══ Records provided ══

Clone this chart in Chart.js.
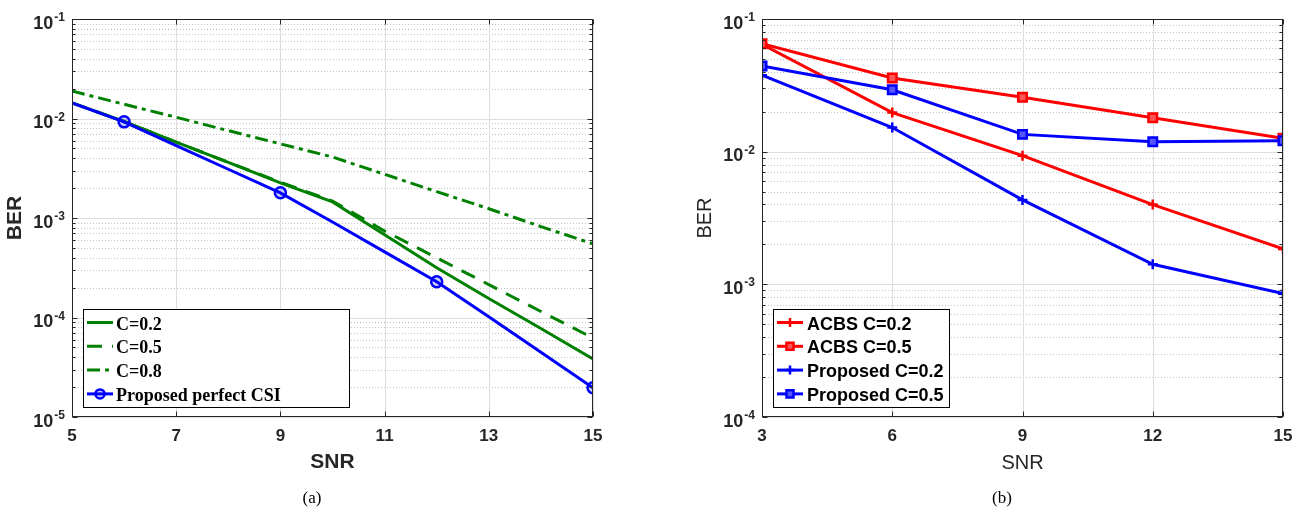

═══
══ Records provided ══

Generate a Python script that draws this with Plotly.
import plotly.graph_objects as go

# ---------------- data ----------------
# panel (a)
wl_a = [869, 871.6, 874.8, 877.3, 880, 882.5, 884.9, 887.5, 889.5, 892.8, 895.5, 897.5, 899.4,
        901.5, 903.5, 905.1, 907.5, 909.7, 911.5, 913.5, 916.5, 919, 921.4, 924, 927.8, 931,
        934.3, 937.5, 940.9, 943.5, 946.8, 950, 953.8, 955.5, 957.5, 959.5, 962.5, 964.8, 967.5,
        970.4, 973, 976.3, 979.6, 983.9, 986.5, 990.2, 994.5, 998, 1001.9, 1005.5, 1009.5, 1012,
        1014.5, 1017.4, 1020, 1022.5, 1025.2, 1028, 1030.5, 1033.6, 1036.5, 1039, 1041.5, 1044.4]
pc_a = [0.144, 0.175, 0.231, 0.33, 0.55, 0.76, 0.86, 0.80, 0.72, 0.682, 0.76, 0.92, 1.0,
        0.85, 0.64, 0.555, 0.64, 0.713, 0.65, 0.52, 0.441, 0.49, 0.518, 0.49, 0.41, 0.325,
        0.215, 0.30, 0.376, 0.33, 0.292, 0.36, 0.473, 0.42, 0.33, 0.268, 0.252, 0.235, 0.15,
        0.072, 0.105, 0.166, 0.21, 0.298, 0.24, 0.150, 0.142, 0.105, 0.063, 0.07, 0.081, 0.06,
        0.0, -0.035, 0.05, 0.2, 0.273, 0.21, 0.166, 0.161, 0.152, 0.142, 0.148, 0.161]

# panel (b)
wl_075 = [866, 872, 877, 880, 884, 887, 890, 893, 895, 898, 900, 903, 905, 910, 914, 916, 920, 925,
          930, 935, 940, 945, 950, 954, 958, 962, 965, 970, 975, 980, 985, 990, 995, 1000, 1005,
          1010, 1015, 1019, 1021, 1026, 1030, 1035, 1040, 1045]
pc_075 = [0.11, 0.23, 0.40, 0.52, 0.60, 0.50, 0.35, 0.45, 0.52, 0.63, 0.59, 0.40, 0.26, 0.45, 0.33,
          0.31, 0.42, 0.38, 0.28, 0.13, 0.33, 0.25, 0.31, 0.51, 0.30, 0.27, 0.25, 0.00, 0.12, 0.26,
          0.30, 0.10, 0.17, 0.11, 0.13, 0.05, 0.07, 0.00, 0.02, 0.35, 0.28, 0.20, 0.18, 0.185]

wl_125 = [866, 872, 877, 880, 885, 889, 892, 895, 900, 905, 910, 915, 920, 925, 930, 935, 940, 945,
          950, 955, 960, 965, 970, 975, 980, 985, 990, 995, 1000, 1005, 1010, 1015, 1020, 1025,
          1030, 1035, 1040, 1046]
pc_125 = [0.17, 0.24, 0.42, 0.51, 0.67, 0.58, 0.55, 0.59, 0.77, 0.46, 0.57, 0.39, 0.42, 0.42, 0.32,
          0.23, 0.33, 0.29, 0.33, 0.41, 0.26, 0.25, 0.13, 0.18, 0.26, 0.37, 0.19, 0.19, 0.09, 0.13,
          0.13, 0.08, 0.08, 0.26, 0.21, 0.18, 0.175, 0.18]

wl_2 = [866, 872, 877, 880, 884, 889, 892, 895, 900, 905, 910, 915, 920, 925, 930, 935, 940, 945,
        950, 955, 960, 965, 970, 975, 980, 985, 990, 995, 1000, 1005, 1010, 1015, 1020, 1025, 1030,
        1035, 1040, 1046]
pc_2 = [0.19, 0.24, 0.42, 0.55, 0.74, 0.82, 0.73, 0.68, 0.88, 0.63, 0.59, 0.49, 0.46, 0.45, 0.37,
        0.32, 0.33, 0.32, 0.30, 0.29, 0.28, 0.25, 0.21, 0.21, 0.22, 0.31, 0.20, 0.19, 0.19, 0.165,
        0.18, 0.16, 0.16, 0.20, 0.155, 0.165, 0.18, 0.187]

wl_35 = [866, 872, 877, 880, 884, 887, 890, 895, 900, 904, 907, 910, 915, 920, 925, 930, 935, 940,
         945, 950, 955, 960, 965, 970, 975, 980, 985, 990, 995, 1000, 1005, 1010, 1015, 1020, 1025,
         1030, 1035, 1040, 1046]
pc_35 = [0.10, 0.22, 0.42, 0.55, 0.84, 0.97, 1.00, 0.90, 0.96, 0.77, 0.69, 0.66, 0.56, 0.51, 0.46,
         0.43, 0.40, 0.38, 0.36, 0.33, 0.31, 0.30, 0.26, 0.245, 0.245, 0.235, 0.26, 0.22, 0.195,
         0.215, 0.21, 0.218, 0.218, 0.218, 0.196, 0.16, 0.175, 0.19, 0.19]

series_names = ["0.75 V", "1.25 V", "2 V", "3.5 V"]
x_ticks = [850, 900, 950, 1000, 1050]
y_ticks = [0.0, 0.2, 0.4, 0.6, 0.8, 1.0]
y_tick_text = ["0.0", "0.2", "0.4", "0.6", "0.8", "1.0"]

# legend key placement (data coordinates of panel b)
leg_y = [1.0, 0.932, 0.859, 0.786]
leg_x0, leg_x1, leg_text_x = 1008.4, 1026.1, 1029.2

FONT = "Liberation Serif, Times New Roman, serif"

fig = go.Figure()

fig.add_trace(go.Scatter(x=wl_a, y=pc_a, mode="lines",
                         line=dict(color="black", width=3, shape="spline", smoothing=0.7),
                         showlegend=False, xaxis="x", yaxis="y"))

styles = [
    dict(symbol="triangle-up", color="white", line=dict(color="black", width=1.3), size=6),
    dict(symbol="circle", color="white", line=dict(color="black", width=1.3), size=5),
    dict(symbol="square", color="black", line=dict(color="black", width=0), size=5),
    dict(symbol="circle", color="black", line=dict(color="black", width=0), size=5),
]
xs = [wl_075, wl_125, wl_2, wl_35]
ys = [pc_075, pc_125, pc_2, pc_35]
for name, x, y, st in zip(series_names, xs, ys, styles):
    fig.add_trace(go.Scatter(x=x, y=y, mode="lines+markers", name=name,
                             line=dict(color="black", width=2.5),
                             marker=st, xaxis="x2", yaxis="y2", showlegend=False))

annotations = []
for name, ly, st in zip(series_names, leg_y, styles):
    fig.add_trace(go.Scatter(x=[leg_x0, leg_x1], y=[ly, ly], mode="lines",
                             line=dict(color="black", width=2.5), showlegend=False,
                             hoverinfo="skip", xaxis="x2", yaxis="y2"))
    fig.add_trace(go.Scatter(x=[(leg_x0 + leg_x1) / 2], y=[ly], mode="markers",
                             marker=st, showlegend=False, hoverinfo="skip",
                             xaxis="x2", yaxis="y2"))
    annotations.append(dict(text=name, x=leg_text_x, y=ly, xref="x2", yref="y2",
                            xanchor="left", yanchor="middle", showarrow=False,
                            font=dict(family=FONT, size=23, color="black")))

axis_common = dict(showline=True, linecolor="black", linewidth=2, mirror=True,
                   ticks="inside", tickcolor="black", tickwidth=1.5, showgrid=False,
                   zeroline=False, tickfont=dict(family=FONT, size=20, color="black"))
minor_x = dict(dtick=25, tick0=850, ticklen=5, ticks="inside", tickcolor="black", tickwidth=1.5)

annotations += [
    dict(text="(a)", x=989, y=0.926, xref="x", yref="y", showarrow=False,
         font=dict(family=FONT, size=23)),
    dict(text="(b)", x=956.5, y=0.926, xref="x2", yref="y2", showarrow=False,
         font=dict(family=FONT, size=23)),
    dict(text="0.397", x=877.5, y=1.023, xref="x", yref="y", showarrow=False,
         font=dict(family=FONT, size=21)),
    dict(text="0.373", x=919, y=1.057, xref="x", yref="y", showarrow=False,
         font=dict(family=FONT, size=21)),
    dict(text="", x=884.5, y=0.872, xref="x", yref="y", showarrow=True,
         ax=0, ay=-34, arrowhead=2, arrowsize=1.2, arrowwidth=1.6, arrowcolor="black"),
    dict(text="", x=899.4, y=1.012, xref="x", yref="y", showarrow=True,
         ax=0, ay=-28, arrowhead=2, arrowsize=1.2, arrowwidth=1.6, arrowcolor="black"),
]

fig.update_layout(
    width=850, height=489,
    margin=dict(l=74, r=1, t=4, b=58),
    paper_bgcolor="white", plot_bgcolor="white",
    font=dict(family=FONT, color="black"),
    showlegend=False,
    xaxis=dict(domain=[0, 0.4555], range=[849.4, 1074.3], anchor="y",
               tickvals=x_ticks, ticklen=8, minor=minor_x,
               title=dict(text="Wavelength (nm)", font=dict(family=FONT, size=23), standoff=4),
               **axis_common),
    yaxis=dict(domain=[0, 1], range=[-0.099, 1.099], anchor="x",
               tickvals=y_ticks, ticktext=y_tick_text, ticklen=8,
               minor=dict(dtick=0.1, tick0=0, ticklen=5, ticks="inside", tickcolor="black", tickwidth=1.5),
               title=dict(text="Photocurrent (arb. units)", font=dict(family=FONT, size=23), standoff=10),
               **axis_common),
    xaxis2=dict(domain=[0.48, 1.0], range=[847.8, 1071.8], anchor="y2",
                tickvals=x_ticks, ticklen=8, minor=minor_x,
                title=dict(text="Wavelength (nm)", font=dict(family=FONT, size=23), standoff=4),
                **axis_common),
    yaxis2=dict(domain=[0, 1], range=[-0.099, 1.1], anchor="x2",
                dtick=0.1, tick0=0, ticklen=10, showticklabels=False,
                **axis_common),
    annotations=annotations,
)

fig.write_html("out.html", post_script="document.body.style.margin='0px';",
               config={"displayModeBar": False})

═══

* _Instruction_:
Extract the lines from the line with "Generate a Python" to the line with "import plotly.graph_objects as go", inclusive, reproducing them exactly and leaving out every other line.

* _Correct answer_:
Generate a Python script that draws this with Plotly.
import plotly.graph_objects as go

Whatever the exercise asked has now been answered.